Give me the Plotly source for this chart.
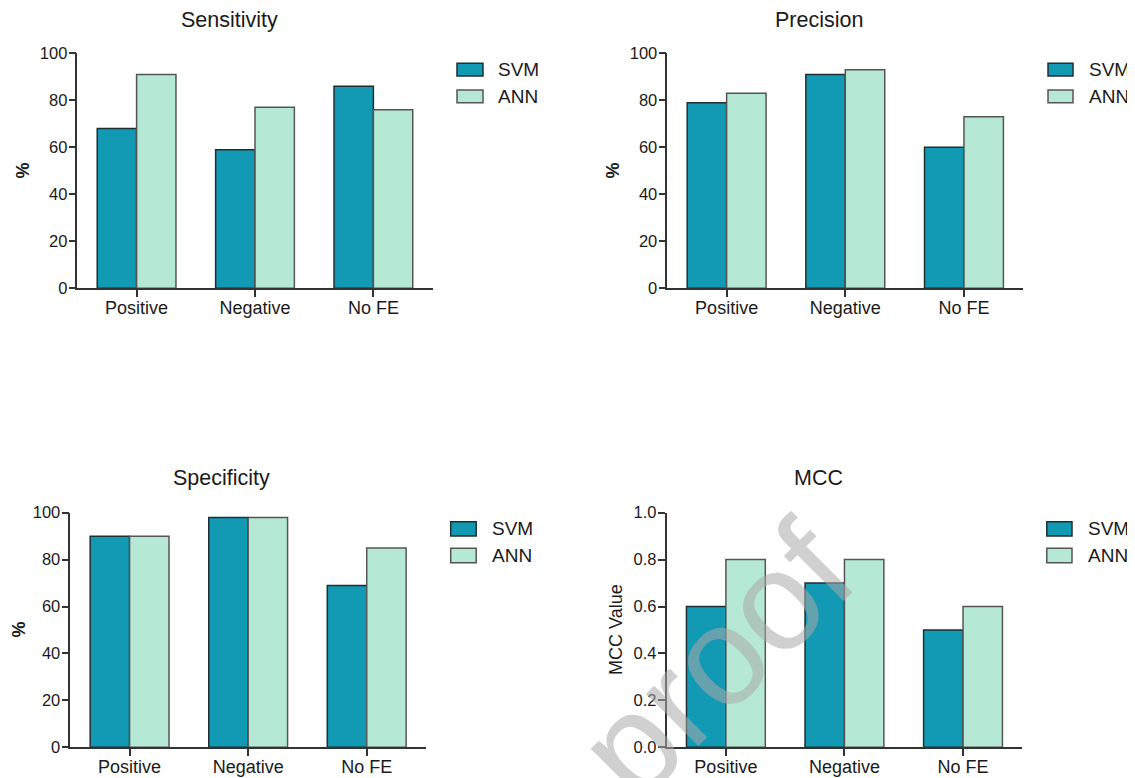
import plotly.graph_objects as go

# ---------------- data ----------------
categories = ["Positive", "Negative", "No FE"]
series_names = ["SVM", "ANN"]

sensitivity_svm = [68, 59, 86]
sensitivity_ann = [91, 77, 76]
precision_svm = [79, 91, 60]
precision_ann = [83, 93, 73]
specificity_svm = [90, 98, 69]
specificity_ann = [90, 98, 85]
mcc_svm = [0.6, 0.7, 0.5]
mcc_ann = [0.8, 0.8, 0.6]

panel_titles = ["Sensitivity", "Precision", "Specificity", "MCC"]
y_titles = ["%", "%", "%", "MCC Value"]
pct_ticks = [0, 20, 40, 60, 80, 100]
mcc_ticks = [0.0, 0.2, 0.4, 0.6, 0.8, 1.0]

# ---------------- style ----------------
PAGE_W, PAGE_H = 1135, 778
OFF = 8  # default page body margin around the plot div
W, H = PAGE_W - OFF, PAGE_H - OFF
FONT = "Arial, Liberation Sans, Helvetica, sans-serif"
SVM_FILL, SVM_LINE = "#1299b3", "#1f2f33"
ANN_FILL, ANN_LINE = "#b5e9d6", "#555555"
AXIS_COL = "#333333"
TXT = "#1a1a1a"


def px_x(p):
    return (p - OFF) / W


def px_y(p):
    return 1 - (p - OFF) / H


# panel pixel boxes (page pixels): (x_left, x_right, y_top, y_bottom)
boxes = [
    (77.4, 432.6, 53.3, 288.3),
    (667.3, 1023.3, 53.3, 288.3),
    (70.3, 426.0, 512.7, 747.3),
    (666.6, 1022.3, 512.7, 747.3),
]
title_pos = [(229, 20), (818.6, 20), (221.7, 478), (818.6, 478)]
ylabel_pos = [(22.5, 171), (612.5, 171), (18.5, 630), (616, 630)]
legend_pos = [  # swatch left, swatch right, text x, svm y0, svm y1, ann y0, ann y1
    (457, 483, 496, 63.3, 76.0, 90.0, 102.7),
    (1048, 1073, 1087, 63.3, 76.0, 90.0, 102.7),
    (450.7, 476.2, 490, 521.7, 536.0, 548.3, 562.7),
    (1046.8, 1072, 1086, 521.7, 536.0, 548.3, 562.7),
]

panels = [
    (sensitivity_svm, sensitivity_ann, [0, 100], pct_ticks, None),
    (precision_svm, precision_ann, [0, 100], pct_ticks, None),
    (specificity_svm, specificity_ann, [0, 100], pct_ticks, None),
    (mcc_svm, mcc_ann, [0, 1], mcc_ticks, ".1f"),
]

fig = go.Figure()
layout = dict(
    width=W, height=H, autosize=False,
    margin=dict(l=0, r=0, t=0, b=0, pad=0, autoexpand=False),
    paper_bgcolor="white", plot_bgcolor="white",
    barmode="group", bargap=0.335, bargroupgap=0,
    showlegend=False,
    font=dict(family=FONT, color=TXT),
)
annotations = []
shapes = []

for i, (svm, ann, yr, ticks, fmt) in enumerate(panels):
    n = "" if i == 0 else str(i + 1)
    xa, ya = "x" + n, "y" + n
    fig.add_trace(go.Bar(
        x=categories, y=svm, name=series_names[0], xaxis=xa, yaxis=ya,
        marker=dict(color=SVM_FILL, line=dict(color=SVM_LINE, width=1.5)),
    ))
    fig.add_trace(go.Bar(
        x=categories, y=ann, name=series_names[1], xaxis=xa, yaxis=ya,
        marker=dict(color=ANN_FILL, line=dict(color=ANN_LINE, width=1.5)),
    ))
    xl, xr, yt, yb = boxes[i]
    layout["xaxis" + n] = dict(
        domain=[px_x(xl), px_x(xr)], anchor=ya, type="category",
        range=[-0.5, 2.5], showline=True, linecolor=AXIS_COL, linewidth=1.5,
        ticks="outside", ticklen=7, tickwidth=1.5, tickcolor=AXIS_COL,
        ticklabelstandoff=-5,
        showgrid=False, zeroline=False, automargin=False,
        tickfont=dict(family=FONT, size=18, color=TXT), fixedrange=True,
    )
    yax = dict(
        domain=[px_y(yb), px_y(yt)], anchor=xa, range=yr,
        tickmode="array", tickvals=ticks,
        showline=True, linecolor=AXIS_COL, linewidth=1.5,
        ticks="outside", ticklen=7, tickwidth=1.5, tickcolor=AXIS_COL,
        ticklabelstandoff=-2,
        showgrid=False, zeroline=False, automargin=False,
        tickfont=dict(family=FONT, size=16.5, color=TXT), fixedrange=True,
    )
    if fmt:
        yax["tickformat"] = fmt
    layout["yaxis" + n] = yax

    # panel title
    tx, ty = title_pos[i]
    annotations.append(dict(
        text=panel_titles[i], x=px_x(tx), y=px_y(ty), xref="paper", yref="paper",
        xanchor="center", yanchor="middle", showarrow=False,
        font=dict(family=FONT, size=21.5, color=TXT),
    ))
    # y-axis label
    lx, ly = ylabel_pos[i]
    ylab = y_titles[i]
    annotations.append(dict(
        text=("<b>%s</b>" % ylab) if ylab == "%" else ylab,
        x=px_x(lx), y=px_y(ly), xref="paper", yref="paper",
        xanchor="center", yanchor="middle", showarrow=False, textangle=-90,
        borderpad=0,
        font=dict(family=FONT, size=18, color=TXT),
    ))
    # legend
    sl, sr, tx0, a0, a1, b0, b1 = legend_pos[i]
    for name, fill, line, y0, y1 in [
        (series_names[0], SVM_FILL, SVM_LINE, a0, a1),
        (series_names[1], ANN_FILL, ANN_LINE, b0, b1),
    ]:
        shapes.append(dict(
            type="rect", xref="paper", yref="paper",
            x0=px_x(sl), x1=px_x(sr), y0=px_y(y1), y1=px_y(y0),
            fillcolor=fill, line=dict(color=line, width=1.5),
        ))
        annotations.append(dict(
            text=name, x=px_x(tx0), y=px_y((y0 + y1) / 2), xref="paper", yref="paper",
            xanchor="left", yanchor="middle", showarrow=False,
            font=dict(family=FONT, size=19, color=TXT),
        ))

# watermark
annotations.append(dict(
    text="proof", x=px_x(715), y=px_y(660), xref="paper", yref="paper",
    xanchor="center", yanchor="middle", showarrow=False, textangle=-45,
    font=dict(family=FONT, size=140, color="rgba(170,170,170,0.55)"),
))

layout["annotations"] = annotations
layout["shapes"] = shapes
fig.update_layout(**layout)
fig.write_html("out.html")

++++++

### Set problem
Repeat the data exactly, without the pictures.

### The solution
Give me the Plotly source for this chart.
import plotly.graph_objects as go

# ---------------- data ----------------
categories = ["Positive", "Negative", "No FE"]
series_names = ["SVM", "ANN"]

sensitivity_svm = [68, 59, 86]
sensitivity_ann = [91, 77, 76]
precision_svm = [79, 91, 60]
precision_ann = [83, 93, 73]
specificity_svm = [90, 98, 69]
specificity_ann = [90, 98, 85]
mcc_svm = [0.6, 0.7, 0.5]
mcc_ann = [0.8, 0.8, 0.6]

panel_titles = ["Sensitivity", "Precision", "Specificity", "MCC"]
y_titles = ["%", "%", "%", "MCC Value"]
pct_ticks = [0, 20, 40, 60, 80, 100]
mcc_ticks = [0.0, 0.2, 0.4, 0.6, 0.8, 1.0]

# ---------------- style ----------------
PAGE_W, PAGE_H = 1135, 778
OFF = 8  # default page body margin around the plot div
W, H = PAGE_W - OFF, PAGE_H - OFF
FONT = "Arial, Liberation Sans, Helvetica, sans-serif"
SVM_FILL, SVM_LINE = "#1299b3", "#1f2f33"
ANN_FILL, ANN_LINE = "#b5e9d6", "#555555"
AXIS_COL = "#333333"
TXT = "#1a1a1a"


def px_x(p):
    return (p - OFF) / W


def px_y(p):
    return 1 - (p - OFF) / H


# panel pixel boxes (page pixels): (x_left, x_right, y_top, y_bottom)
boxes = [
    (77.4, 432.6, 53.3, 288.3),
    (667.3, 1023.3, 53.3, 288.3),
    (70.3, 426.0, 512.7, 747.3),
    (666.6, 1022.3, 512.7, 747.3),
]
title_pos = [(229, 20), (818.6, 20), (221.7, 478), (818.6, 478)]
ylabel_pos = [(22.5, 171), (612.5, 171), (18.5, 630), (616, 630)]
legend_pos = [  # swatch left, swatch right, text x, svm y0, svm y1, ann y0, ann y1
    (457, 483, 496, 63.3, 76.0, 90.0, 102.7),
    (1048, 1073, 1087, 63.3, 76.0, 90.0, 102.7),
    (450.7, 476.2, 490, 521.7, 536.0, 548.3, 562.7),
    (1046.8, 1072, 1086, 521.7, 536.0, 548.3, 562.7),
]

panels = [
    (sensitivity_svm, sensitivity_ann, [0, 100], pct_ticks, None),
    (precision_svm, precision_ann, [0, 100], pct_ticks, None),
    (specificity_svm, specificity_ann, [0, 100], pct_ticks, None),
    (mcc_svm, mcc_ann, [0, 1], mcc_ticks, ".1f"),
]

fig = go.Figure()
layout = dict(
    width=W, height=H, autosize=False,
    margin=dict(l=0, r=0, t=0, b=0, pad=0, autoexpand=False),
    paper_bgcolor="white", plot_bgcolor="white",
    barmode="group", bargap=0.335, bargroupgap=0,
    showlegend=False,
    font=dict(family=FONT, color=TXT),
)
annotations = []
shapes = []

for i, (svm, ann, yr, ticks, fmt) in enumerate(panels):
    n = "" if i == 0 else str(i + 1)
    xa, ya = "x" + n, "y" + n
    fig.add_trace(go.Bar(
        x=categories, y=svm, name=series_names[0], xaxis=xa, yaxis=ya,
        marker=dict(color=SVM_FILL, line=dict(color=SVM_LINE, width=1.5)),
    ))
    fig.add_trace(go.Bar(
        x=categories, y=ann, name=series_names[1], xaxis=xa, yaxis=ya,
        marker=dict(color=ANN_FILL, line=dict(color=ANN_LINE, width=1.5)),
    ))
    xl, xr, yt, yb = boxes[i]
    layout["xaxis" + n] = dict(
        domain=[px_x(xl), px_x(xr)], anchor=ya, type="category",
        range=[-0.5, 2.5], showline=True, linecolor=AXIS_COL, linewidth=1.5,
        ticks="outside", ticklen=7, tickwidth=1.5, tickcolor=AXIS_COL,
        ticklabelstandoff=-5,
        showgrid=False, zeroline=False, automargin=False,
        tickfont=dict(family=FONT, size=18, color=TXT), fixedrange=True,
    )
    yax = dict(
        domain=[px_y(yb), px_y(yt)], anchor=xa, range=yr,
        tickmode="array", tickvals=ticks,
        showline=True, linecolor=AXIS_COL, linewidth=1.5,
        ticks="outside", ticklen=7, tickwidth=1.5, tickcolor=AXIS_COL,
        ticklabelstandoff=-2,
        showgrid=False, zeroline=False, automargin=False,
        tickfont=dict(family=FONT, size=16.5, color=TXT), fixedrange=True,
    )
    if fmt:
        yax["tickformat"] = fmt
    layout["yaxis" + n] = yax

    # panel title
    tx, ty = title_pos[i]
    annotations.append(dict(
        text=panel_titles[i], x=px_x(tx), y=px_y(ty), xref="paper", yref="paper",
        xanchor="center", yanchor="middle", showarrow=False,
        font=dict(family=FONT, size=21.5, color=TXT),
    ))
    # y-axis label
    lx, ly = ylabel_pos[i]
    ylab = y_titles[i]
    annotations.append(dict(
        text=("<b>%s</b>" % ylab) if ylab == "%" else ylab,
        x=px_x(lx), y=px_y(ly), xref="paper", yref="paper",
        xanchor="center", yanchor="middle", showarrow=False, textangle=-90,
        borderpad=0,
        font=dict(family=FONT, size=18, color=TXT),
    ))
    # legend
    sl, sr, tx0, a0, a1, b0, b1 = legend_pos[i]
    for name, fill, line, y0, y1 in [
        (series_names[0], SVM_FILL, SVM_LINE, a0, a1),
        (series_names[1], ANN_FILL, ANN_LINE, b0, b1),
    ]:
        shapes.append(dict(
            type="rect", xref="paper", yref="paper",
            x0=px_x(sl), x1=px_x(sr), y0=px_y(y1), y1=px_y(y0),
            fillcolor=fill, line=dict(color=line, width=1.5),
        ))
        annotations.append(dict(
            text=name, x=px_x(tx0), y=px_y((y0 + y1) / 2), xref="paper", yref="paper",
            xanchor="left", yanchor="middle", showarrow=False,
            font=dict(family=FONT, size=19, color=TXT),
        ))

# watermark
annotations.append(dict(
    text="proof", x=px_x(715), y=px_y(660), xref="paper", yref="paper",
    xanchor="center", yanchor="middle", showarrow=False, textangle=-45,
    font=dict(family=FONT, size=140, color="rgba(170,170,170,0.55)"),
))

layout["annotations"] = annotations
layout["shapes"] = shapes
fig.update_layout(**layout)
fig.write_html("out.html")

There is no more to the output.